%%

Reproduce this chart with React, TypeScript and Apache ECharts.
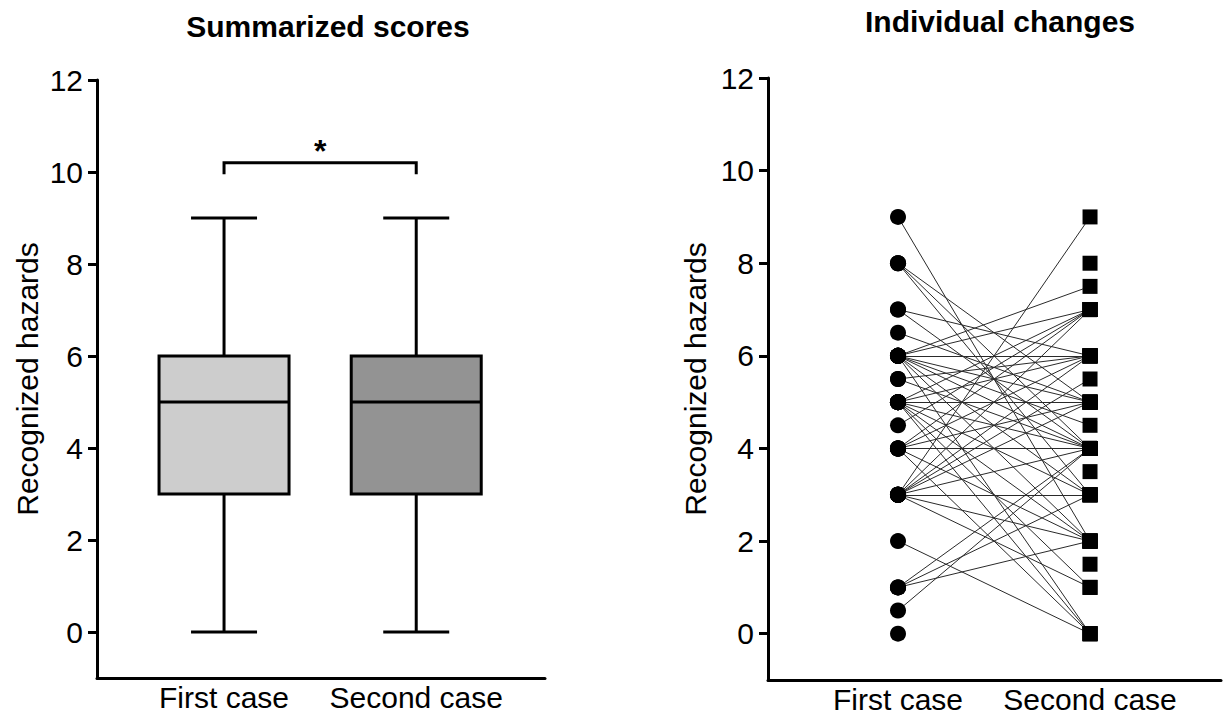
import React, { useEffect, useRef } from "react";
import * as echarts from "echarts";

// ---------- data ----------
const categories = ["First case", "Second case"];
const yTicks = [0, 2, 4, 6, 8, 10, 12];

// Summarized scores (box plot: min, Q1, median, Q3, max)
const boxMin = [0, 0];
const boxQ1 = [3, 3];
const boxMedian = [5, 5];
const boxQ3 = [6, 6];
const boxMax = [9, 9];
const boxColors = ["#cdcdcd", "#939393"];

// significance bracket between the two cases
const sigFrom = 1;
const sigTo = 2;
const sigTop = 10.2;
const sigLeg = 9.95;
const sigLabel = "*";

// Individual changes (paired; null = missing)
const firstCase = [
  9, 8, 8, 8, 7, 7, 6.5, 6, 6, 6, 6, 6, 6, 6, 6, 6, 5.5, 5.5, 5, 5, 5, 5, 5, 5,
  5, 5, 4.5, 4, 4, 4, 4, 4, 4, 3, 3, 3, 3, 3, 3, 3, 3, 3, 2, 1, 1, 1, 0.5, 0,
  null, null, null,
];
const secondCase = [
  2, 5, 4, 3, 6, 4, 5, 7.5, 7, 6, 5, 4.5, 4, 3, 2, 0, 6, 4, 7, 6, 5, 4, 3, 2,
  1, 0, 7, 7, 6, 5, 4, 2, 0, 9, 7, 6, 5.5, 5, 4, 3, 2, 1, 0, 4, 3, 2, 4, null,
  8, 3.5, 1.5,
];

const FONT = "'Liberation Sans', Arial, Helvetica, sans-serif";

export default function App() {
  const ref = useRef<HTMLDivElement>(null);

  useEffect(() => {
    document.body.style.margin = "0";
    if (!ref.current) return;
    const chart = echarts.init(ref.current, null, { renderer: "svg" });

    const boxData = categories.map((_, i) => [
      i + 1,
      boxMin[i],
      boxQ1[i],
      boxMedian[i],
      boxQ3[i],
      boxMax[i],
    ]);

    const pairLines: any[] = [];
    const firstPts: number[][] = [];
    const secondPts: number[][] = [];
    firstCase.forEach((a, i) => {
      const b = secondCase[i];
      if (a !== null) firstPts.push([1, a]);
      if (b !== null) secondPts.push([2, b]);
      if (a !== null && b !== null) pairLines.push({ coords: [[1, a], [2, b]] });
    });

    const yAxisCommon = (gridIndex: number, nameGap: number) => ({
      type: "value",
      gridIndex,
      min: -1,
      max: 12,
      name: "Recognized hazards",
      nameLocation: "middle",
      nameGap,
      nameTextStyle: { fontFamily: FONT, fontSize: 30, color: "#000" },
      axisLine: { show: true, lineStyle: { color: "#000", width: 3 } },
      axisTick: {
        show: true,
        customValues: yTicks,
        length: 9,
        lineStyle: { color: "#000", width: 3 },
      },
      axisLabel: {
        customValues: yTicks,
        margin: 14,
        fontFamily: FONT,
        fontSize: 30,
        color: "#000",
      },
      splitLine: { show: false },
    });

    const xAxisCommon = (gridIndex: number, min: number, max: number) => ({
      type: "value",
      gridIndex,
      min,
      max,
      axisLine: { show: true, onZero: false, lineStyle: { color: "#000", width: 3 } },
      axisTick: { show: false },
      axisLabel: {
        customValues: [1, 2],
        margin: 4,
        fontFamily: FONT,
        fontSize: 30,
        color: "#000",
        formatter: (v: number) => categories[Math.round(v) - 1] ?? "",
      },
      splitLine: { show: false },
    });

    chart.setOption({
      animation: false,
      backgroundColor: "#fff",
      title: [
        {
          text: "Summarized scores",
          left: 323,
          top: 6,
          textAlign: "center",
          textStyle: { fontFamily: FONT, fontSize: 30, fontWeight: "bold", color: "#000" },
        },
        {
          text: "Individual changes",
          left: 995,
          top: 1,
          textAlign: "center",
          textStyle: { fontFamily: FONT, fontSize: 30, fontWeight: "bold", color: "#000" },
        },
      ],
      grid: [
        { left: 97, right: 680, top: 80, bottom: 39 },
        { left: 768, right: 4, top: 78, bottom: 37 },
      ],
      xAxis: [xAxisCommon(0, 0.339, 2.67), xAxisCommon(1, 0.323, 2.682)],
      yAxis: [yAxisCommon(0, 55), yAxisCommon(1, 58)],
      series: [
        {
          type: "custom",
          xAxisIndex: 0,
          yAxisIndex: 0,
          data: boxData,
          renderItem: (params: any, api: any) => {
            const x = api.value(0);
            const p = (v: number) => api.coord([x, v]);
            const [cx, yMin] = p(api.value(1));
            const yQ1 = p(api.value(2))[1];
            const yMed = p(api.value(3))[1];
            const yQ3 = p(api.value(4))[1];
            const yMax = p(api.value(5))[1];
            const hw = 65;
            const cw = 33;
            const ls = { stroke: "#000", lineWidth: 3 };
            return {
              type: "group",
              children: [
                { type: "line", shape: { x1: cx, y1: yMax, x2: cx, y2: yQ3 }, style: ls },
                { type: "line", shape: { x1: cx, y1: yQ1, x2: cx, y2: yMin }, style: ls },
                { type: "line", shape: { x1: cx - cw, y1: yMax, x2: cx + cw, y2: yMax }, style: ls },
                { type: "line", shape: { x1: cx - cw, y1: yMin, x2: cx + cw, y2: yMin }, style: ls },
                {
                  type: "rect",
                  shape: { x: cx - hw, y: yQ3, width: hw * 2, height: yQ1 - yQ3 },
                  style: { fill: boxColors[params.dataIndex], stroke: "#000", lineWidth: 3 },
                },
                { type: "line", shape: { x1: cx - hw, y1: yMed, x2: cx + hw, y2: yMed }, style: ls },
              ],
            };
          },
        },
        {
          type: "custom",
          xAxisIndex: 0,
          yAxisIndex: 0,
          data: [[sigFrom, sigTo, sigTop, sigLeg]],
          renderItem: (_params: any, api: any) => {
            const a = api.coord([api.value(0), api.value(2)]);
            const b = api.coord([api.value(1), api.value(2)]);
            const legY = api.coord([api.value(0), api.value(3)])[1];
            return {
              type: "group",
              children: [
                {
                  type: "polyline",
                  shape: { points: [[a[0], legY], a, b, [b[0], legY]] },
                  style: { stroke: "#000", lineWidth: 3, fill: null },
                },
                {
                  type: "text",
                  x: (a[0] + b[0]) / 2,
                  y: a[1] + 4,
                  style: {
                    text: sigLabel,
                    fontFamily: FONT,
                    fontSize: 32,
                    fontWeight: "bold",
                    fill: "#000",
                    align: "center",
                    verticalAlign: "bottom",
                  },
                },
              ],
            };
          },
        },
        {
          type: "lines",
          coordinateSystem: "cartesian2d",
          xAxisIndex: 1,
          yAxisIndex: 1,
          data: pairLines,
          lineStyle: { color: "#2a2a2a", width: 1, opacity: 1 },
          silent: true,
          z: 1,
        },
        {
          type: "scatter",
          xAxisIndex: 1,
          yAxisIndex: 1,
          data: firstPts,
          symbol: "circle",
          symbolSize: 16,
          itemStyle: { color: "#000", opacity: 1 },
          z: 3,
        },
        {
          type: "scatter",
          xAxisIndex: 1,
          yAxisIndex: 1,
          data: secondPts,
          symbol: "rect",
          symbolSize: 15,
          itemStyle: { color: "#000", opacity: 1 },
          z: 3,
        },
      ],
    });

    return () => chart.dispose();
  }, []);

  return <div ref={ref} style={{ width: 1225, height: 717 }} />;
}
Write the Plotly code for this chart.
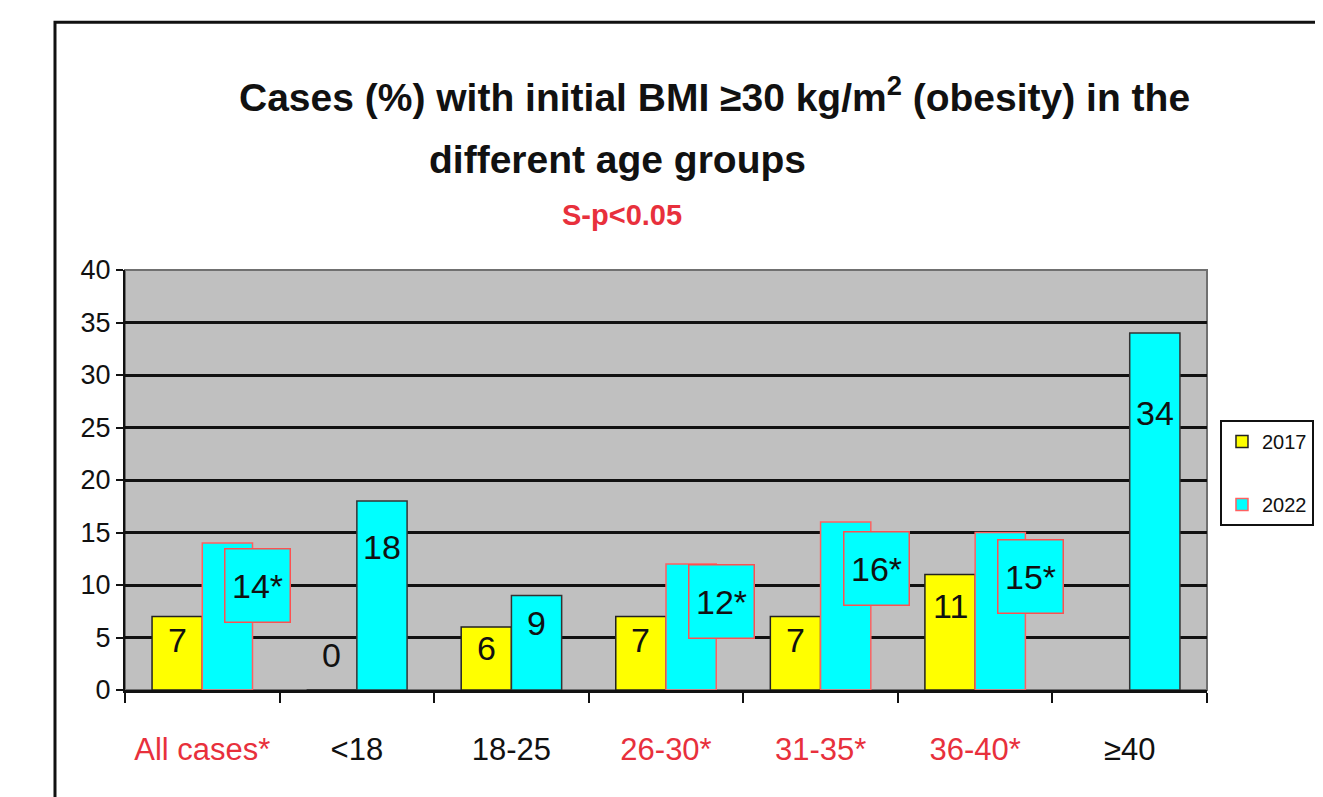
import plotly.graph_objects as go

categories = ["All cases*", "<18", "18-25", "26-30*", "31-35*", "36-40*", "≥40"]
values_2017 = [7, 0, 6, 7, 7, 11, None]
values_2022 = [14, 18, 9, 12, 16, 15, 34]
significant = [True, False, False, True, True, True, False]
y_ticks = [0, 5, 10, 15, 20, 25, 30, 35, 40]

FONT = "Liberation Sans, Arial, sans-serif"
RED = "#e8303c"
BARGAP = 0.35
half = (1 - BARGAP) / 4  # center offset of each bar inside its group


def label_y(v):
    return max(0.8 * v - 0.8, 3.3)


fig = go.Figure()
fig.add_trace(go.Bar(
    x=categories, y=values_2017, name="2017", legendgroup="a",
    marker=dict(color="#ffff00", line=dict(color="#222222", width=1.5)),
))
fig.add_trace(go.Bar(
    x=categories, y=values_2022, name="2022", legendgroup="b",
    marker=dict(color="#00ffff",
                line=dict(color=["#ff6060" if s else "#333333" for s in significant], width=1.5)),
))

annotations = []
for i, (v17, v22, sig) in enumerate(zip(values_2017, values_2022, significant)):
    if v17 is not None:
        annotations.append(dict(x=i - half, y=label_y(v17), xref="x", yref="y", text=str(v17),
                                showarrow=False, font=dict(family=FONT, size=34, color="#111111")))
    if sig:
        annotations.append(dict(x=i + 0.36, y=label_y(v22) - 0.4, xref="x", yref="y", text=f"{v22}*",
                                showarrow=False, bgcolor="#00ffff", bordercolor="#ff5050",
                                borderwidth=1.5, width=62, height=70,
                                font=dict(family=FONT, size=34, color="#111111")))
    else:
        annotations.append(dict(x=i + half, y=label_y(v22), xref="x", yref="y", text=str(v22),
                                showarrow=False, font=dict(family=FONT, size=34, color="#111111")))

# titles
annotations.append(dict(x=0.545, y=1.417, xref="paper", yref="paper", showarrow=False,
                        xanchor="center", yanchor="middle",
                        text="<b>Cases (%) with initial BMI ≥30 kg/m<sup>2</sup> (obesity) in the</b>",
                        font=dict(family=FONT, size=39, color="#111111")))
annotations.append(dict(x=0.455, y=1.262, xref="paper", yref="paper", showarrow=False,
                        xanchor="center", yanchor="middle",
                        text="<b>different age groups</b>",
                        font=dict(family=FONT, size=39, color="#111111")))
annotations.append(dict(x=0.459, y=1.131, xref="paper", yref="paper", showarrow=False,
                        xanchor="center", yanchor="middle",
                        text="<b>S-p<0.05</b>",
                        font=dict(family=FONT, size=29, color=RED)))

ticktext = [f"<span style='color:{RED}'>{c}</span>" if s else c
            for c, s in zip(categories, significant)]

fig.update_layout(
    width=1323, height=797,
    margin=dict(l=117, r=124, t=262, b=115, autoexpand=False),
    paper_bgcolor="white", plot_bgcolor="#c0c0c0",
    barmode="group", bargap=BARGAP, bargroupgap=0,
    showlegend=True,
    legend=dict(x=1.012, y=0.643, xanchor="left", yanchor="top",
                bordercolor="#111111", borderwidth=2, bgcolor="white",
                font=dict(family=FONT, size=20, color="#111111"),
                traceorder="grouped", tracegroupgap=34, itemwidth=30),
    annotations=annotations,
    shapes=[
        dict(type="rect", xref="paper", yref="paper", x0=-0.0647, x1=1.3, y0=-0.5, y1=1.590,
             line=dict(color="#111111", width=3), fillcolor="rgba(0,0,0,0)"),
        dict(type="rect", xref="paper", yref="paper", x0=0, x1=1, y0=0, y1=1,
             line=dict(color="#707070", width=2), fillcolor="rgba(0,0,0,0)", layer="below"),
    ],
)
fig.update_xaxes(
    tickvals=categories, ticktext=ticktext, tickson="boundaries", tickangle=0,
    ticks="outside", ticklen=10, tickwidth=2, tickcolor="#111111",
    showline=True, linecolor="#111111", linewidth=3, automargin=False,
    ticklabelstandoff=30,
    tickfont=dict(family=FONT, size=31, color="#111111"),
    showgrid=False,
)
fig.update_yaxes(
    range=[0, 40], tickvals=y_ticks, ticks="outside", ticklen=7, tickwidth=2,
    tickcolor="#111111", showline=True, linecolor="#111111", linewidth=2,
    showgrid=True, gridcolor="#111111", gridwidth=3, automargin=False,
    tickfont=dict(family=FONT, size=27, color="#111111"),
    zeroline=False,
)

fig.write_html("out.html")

%%

* _Description of the task_
Reproduce the material above exactly, first line through the line that contains "const yTicks = [0, 2, 4, 6, 8, 10, 12];", minus the pictures.

* _Expected answer_
Reproduce this chart with React, TypeScript and Apache ECharts.
import React, { useEffect, useRef } from "react";
import * as echarts from "echarts";

// ---------- data ----------
const categories = ["First case", "Second case"];
const yTicks = [0, 2, 4, 6, 8, 10, 12];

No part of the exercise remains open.